AIM: Return all of the data exactly, with nothing left out but the pictures.

SOURCE MATERIAL:
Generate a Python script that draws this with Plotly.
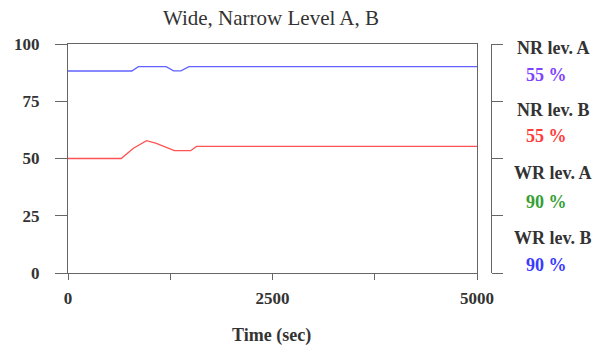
import plotly.graph_objects as go

time_blue = [0, 780, 860, 1200, 1290, 1380, 1480, 1560, 5000]
level_blue = [88.2, 88.2, 90.1, 90.1, 88.3, 88.3, 90.1, 90.1, 90.1]

time_red = [0, 650, 800, 960, 1080, 1300, 1500, 1570, 5000]
level_red = [50.0, 50.0, 54.5, 57.8, 56.6, 53.4, 53.4, 55.3, 55.3]

x_ticks = [0, 1250, 2500, 3750, 5000]
x_ticktext = ["0", "", "2500", "", "5000"]
y_ticks = [0, 25, 50, 75, 100]
y_ticktext = ["0", "25", "50", "75", "100"]

panel_names = ["NR lev. A", "NR lev. B", "WR lev. A", "WR lev. B"]
panel_values = ["55 %", "55 %", "90 %", "90 %"]
panel_colors = ["#8044ff", "#ff3c3c", "#34a034", "#3a3aff"]

SERIF = "Liberation Serif, Times New Roman, serif"
TXT = "#333333"
AX = "#666666"

# pixel geometry of the figure
W, H = 599, 351
L, R_AX, T, B = 68, 491, 44, 273
FRAME_R = 477
PW, PH = R_AX - L, B - T


def px(xp):
    return (xp - L) / PW


def py(yp):
    return (B - yp) / PH


def bold(labels):
    return ["<b>" + s + "</b>" if s else "" for s in labels]


fig = go.Figure()
fig.add_trace(go.Scatter(x=time_blue, y=level_blue, mode="lines",
                         line=dict(color="#6262ff", width=1.3), showlegend=False))
fig.add_trace(go.Scatter(x=time_red, y=level_red, mode="lines",
                         line=dict(color="#ff5252", width=1.3), showlegend=False))
fig.add_trace(go.Scatter(x=[0], y=[0], yaxis="y2", mode="markers",
                         marker=dict(opacity=0), showlegend=False, hoverinfo="skip"))

tickfont = dict(family=SERIF, size=17, color=TXT)

fig.update_layout(
    width=W, height=H,
    margin=dict(l=L, r=W - R_AX, t=T, b=H - B, pad=0),
    paper_bgcolor="white", plot_bgcolor="white",
    font=dict(family=SERIF, color=TXT),
    title=dict(text="Wide, Narrow Level A, B", x=271 / W, xref="container",
               y=1 - 18 / H, yref="container", xanchor="center", yanchor="middle",
               font=dict(family=SERIF, size=21, color=TXT)),
    xaxis=dict(range=[0, 5000], domain=[0, (FRAME_R - L) / PW],
               tickvals=x_ticks, ticktext=bold(x_ticktext),
               ticks="outside", ticklen=6, tickcolor=AX, tickwidth=1.2,
               showline=True, linecolor=AX, linewidth=1.2, mirror=True,
               showgrid=False, zeroline=False, tickfont=tickfont, ticklabelstandoff=3),
    yaxis=dict(range=[0, 100], tickvals=y_ticks, ticktext=bold(y_ticktext),
               ticks="outside", ticklen=12, tickcolor=AX, tickwidth=1.2,
               showline=True, linecolor=AX, linewidth=1.2, mirror=True,
               showgrid=False, zeroline=False, ticklabelstandoff=12,
               tickfont=tickfont),
    yaxis2=dict(range=[0, 100], tickvals=y_ticks, overlaying="y", side="right",
                anchor="free", position=1.0,
                showticklabels=False, ticks="outside", ticklen=11, tickcolor=AX,
                tickwidth=1.2, showline=True, linecolor=AX, linewidth=1.2,
                showgrid=False, zeroline=False),
)

fig.add_annotation(text="<b>Time (sec)</b>", x=px(271), y=py(336), xref="paper", yref="paper",
                   showarrow=False, xanchor="center", yanchor="middle",
                   font=dict(family=SERIF, size=18, color=TXT))

name_y = [48, 110, 173, 238]
value_y = [75, 136, 202, 265]
for name, val, col, yn, yv in zip(panel_names, panel_values, panel_colors, name_y, value_y):
    fig.add_annotation(text="<b>" + name + "</b>", x=px(553), y=py(yn),
                       xref="paper", yref="paper", showarrow=False, xanchor="center",
                       yanchor="middle", font=dict(family=SERIF, size=18, color=TXT))
    fig.add_annotation(text="<b>" + val + "</b>", x=px(546), y=py(yv),
                       xref="paper", yref="paper", showarrow=False, xanchor="center",
                       yanchor="middle", font=dict(family=SERIF, size=18, color=col))

fig.write_html("out.html", config={"displayModeBar": False},
               post_script="document.body.style.margin='0px';")
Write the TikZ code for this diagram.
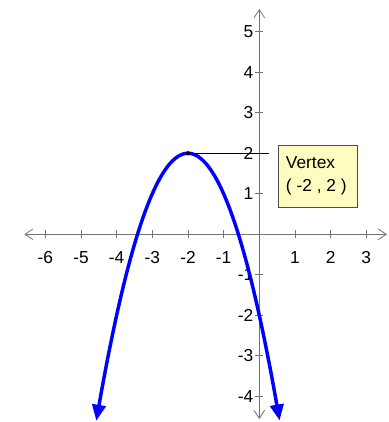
\documentclass[tikz,border=0pt]{standalone}
\usepackage{fontspec}
\setmainfont{Liberation Sans}
\usetikzlibrary{arrows.meta}
\begin{document}
\begin{tikzpicture}[x=26.75pt,y=30.375pt,
  axisline/.style={draw=gray!90!black, line width=0.6pt, {Straight Barb[length=6pt,width=8pt]}-{Straight Barb[length=6pt,width=8pt]}},
  tickline/.style={draw=gray!90!black, line width=0.6pt},
  ticklbl/.style={font=\fontsize{13}{15}\selectfont, inner sep=0pt},
  curveline/.style={draw=blue, line width=2.6pt, {Triangle[length=12pt,width=10pt]}-{Triangle[length=12pt,width=10pt]}},
  vbox/.style={draw=black!70, fill=yellow!25, line width=0.5pt, anchor=north west,
    minimum width=59.25pt, minimum height=46.5pt, inner sep=0pt},
  vtext/.style={anchor=west, inner sep=0pt, align=left, font=\fontsize{13}{17.25}\selectfont}
]
\useasboundingbox (-7.27,-4.635) rectangle (3.636,5.785);
\coordinate (xl) at (-6.59,0);
\coordinate (xr) at (3.58,0);
\coordinate (yb) at (0,-4.56);
\coordinate (yt) at (0,5.56);
\draw[axisline] (xl) -- (xr);
\draw[axisline] (yb) -- (yt);
\foreach \i in {-6,-5,-4,-3,-2,-1,1,2,3} {
  \draw[tickline] (\i,0) ++(0,-3pt) -- ++(0,6pt);
  \node[ticklbl, anchor=base] (xt\i) at ([yshift=-21.6pt]\i,0) {\i};
}
\foreach \i in {-4,-3,-2,-1,1,2,3,4,5} {
  \draw[tickline] (0,\i) ++(-3pt,0) -- ++(6pt,0);
  \node[ticklbl, anchor=east] (yt\i) at ([xshift=-4.3pt]0,\i) {\i};
}
\draw[curveline, domain=-4.57:0.57, samples=120, smooth] plot (\x, {-(\x+2)*(\x+2)+2});
\coordinate (vx) at (-2,2);
\coordinate (hl) at (0.27,2);
\draw[black, line width=0.6pt] (vx) -- (hl);
\fill[black] (vx) circle (1.6pt);
\node[vbox] (box) at (0.516,2.205) {};
\node[vtext] (boxtext) at ([xshift=6pt,yshift=0.5pt]box.west) {Vertex\\( -2 , 2 )};
\end{tikzpicture}
\end{document}
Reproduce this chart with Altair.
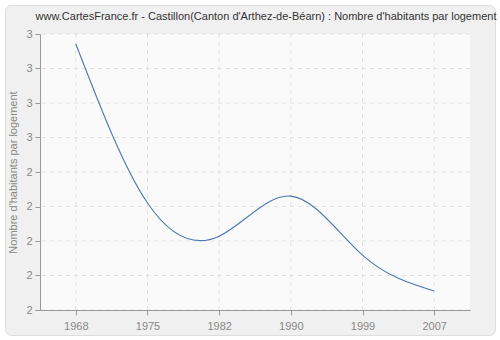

ANSWER IN FULL:
Generate a Python script that draws this with Plotly.
import plotly.graph_objects as go

time_blue = [0, 780, 860, 1200, 1290, 1380, 1480, 1560, 5000]
level_blue = [88.2, 88.2, 90.1, 90.1, 88.3, 88.3, 90.1, 90.1, 90.1]

time_red = [0, 650, 800, 960, 1080, 1300, 1500, 1570, 5000]
level_red = [50.0, 50.0, 54.5, 57.8, 56.6, 53.4, 53.4, 55.3, 55.3]

x_ticks = [0, 1250, 2500, 3750, 5000]
x_ticktext = ["0", "", "2500", "", "5000"]
y_ticks = [0, 25, 50, 75, 100]
y_ticktext = ["0", "25", "50", "75", "100"]

panel_names = ["NR lev. A", "NR lev. B", "WR lev. A", "WR lev. B"]
panel_values = ["55 %", "55 %", "90 %", "90 %"]
panel_colors = ["#8044ff", "#ff3c3c", "#34a034", "#3a3aff"]

SERIF = "Liberation Serif, Times New Roman, serif"
TXT = "#333333"
AX = "#666666"

# pixel geometry of the figure
W, H = 599, 351
L, R_AX, T, B = 68, 491, 44, 273
FRAME_R = 477
PW, PH = R_AX - L, B - T


def px(xp):
    return (xp - L) / PW


def py(yp):
    return (B - yp) / PH


def bold(labels):
    return ["<b>" + s + "</b>" if s else "" for s in labels]


fig = go.Figure()
fig.add_trace(go.Scatter(x=time_blue, y=level_blue, mode="lines",
                         line=dict(color="#6262ff", width=1.3), showlegend=False))
fig.add_trace(go.Scatter(x=time_red, y=level_red, mode="lines",
                         line=dict(color="#ff5252", width=1.3), showlegend=False))
fig.add_trace(go.Scatter(x=[0], y=[0], yaxis="y2", mode="markers",
                         marker=dict(opacity=0), showlegend=False, hoverinfo="skip"))

tickfont = dict(family=SERIF, size=17, color=TXT)

fig.update_layout(
    width=W, height=H,
    margin=dict(l=L, r=W - R_AX, t=T, b=H - B, pad=0),
    paper_bgcolor="white", plot_bgcolor="white",
    font=dict(family=SERIF, color=TXT),
    title=dict(text="Wide, Narrow Level A, B", x=271 / W, xref="container",
               y=1 - 18 / H, yref="container", xanchor="center", yanchor="middle",
               font=dict(family=SERIF, size=21, color=TXT)),
    xaxis=dict(range=[0, 5000], domain=[0, (FRAME_R - L) / PW],
               tickvals=x_ticks, ticktext=bold(x_ticktext),
               ticks="outside", ticklen=6, tickcolor=AX, tickwidth=1.2,
               showline=True, linecolor=AX, linewidth=1.2, mirror=True,
               showgrid=False, zeroline=False, tickfont=tickfont, ticklabelstandoff=3),
    yaxis=dict(range=[0, 100], tickvals=y_ticks, ticktext=bold(y_ticktext),
               ticks="outside", ticklen=12, tickcolor=AX, tickwidth=1.2,
               showline=True, linecolor=AX, linewidth=1.2, mirror=True,
               showgrid=False, zeroline=False, ticklabelstandoff=12,
               tickfont=tickfont),
    yaxis2=dict(range=[0, 100], tickvals=y_ticks, overlaying="y", side="right",
                anchor="free", position=1.0,
                showticklabels=False, ticks="outside", ticklen=11, tickcolor=AX,
                tickwidth=1.2, showline=True, linecolor=AX, linewidth=1.2,
                showgrid=False, zeroline=False),
)

fig.add_annotation(text="<b>Time (sec)</b>", x=px(271), y=py(336), xref="paper", yref="paper",
                   showarrow=False, xanchor="center", yanchor="middle",
                   font=dict(family=SERIF, size=18, color=TXT))

name_y = [48, 110, 173, 238]
value_y = [75, 136, 202, 265]
for name, val, col, yn, yv in zip(panel_names, panel_values, panel_colors, name_y, value_y):
    fig.add_annotation(text="<b>" + name + "</b>", x=px(553), y=py(yn),
                       xref="paper", yref="paper", showarrow=False, xanchor="center",
                       yanchor="middle", font=dict(family=SERIF, size=18, color=TXT))
    fig.add_annotation(text="<b>" + val + "</b>", x=px(546), y=py(yv),
                       xref="paper", yref="paper", showarrow=False, xanchor="center",
                       yanchor="middle", font=dict(family=SERIF, size=18, color=col))

fig.write_html("out.html", config={"displayModeBar": False},
               post_script="document.body.style.margin='0px';")
Write the TikZ code for this diagram.
\documentclass[tikz,border=0pt]{standalone}
\usepackage{fontspec}
\setmainfont{Liberation Sans}
\usetikzlibrary{arrows.meta}
\begin{document}
\begin{tikzpicture}[x=26.75pt,y=30.375pt,
  axisline/.style={draw=gray!90!black, line width=0.6pt, {Straight Barb[length=6pt,width=8pt]}-{Straight Barb[length=6pt,width=8pt]}},
  tickline/.style={draw=gray!90!black, line width=0.6pt},
  ticklbl/.style={font=\fontsize{13}{15}\selectfont, inner sep=0pt},
  curveline/.style={draw=blue, line width=2.6pt, {Triangle[length=12pt,width=10pt]}-{Triangle[length=12pt,width=10pt]}},
  vbox/.style={draw=black!70, fill=yellow!25, line width=0.5pt, anchor=north west,
    minimum width=59.25pt, minimum height=46.5pt, inner sep=0pt},
  vtext/.style={anchor=west, inner sep=0pt, align=left, font=\fontsize{13}{17.25}\selectfont}
]
\useasboundingbox (-7.27,-4.635) rectangle (3.636,5.785);
\coordinate (xl) at (-6.59,0);
\coordinate (xr) at (3.58,0);
\coordinate (yb) at (0,-4.56);
\coordinate (yt) at (0,5.56);
\draw[axisline] (xl) -- (xr);
\draw[axisline] (yb) -- (yt);
\foreach \i in {-6,-5,-4,-3,-2,-1,1,2,3} {
  \draw[tickline] (\i,0) ++(0,-3pt) -- ++(0,6pt);
  \node[ticklbl, anchor=base] (xt\i) at ([yshift=-21.6pt]\i,0) {\i};
}
\foreach \i in {-4,-3,-2,-1,1,2,3,4,5} {
  \draw[tickline] (0,\i) ++(-3pt,0) -- ++(6pt,0);
  \node[ticklbl, anchor=east] (yt\i) at ([xshift=-4.3pt]0,\i) {\i};
}
\draw[curveline, domain=-4.57:0.57, samples=120, smooth] plot (\x, {-(\x+2)*(\x+2)+2});
\coordinate (vx) at (-2,2);
\coordinate (hl) at (0.27,2);
\draw[black, line width=0.6pt] (vx) -- (hl);
\fill[black] (vx) circle (1.6pt);
\node[vbox] (box) at (0.516,2.205) {};
\node[vtext] (boxtext) at ([xshift=6pt,yshift=0.5pt]box.west) {Vertex\\( -2 , 2 )};
\end{tikzpicture}
\end{document}
Reproduce this chart with Altair.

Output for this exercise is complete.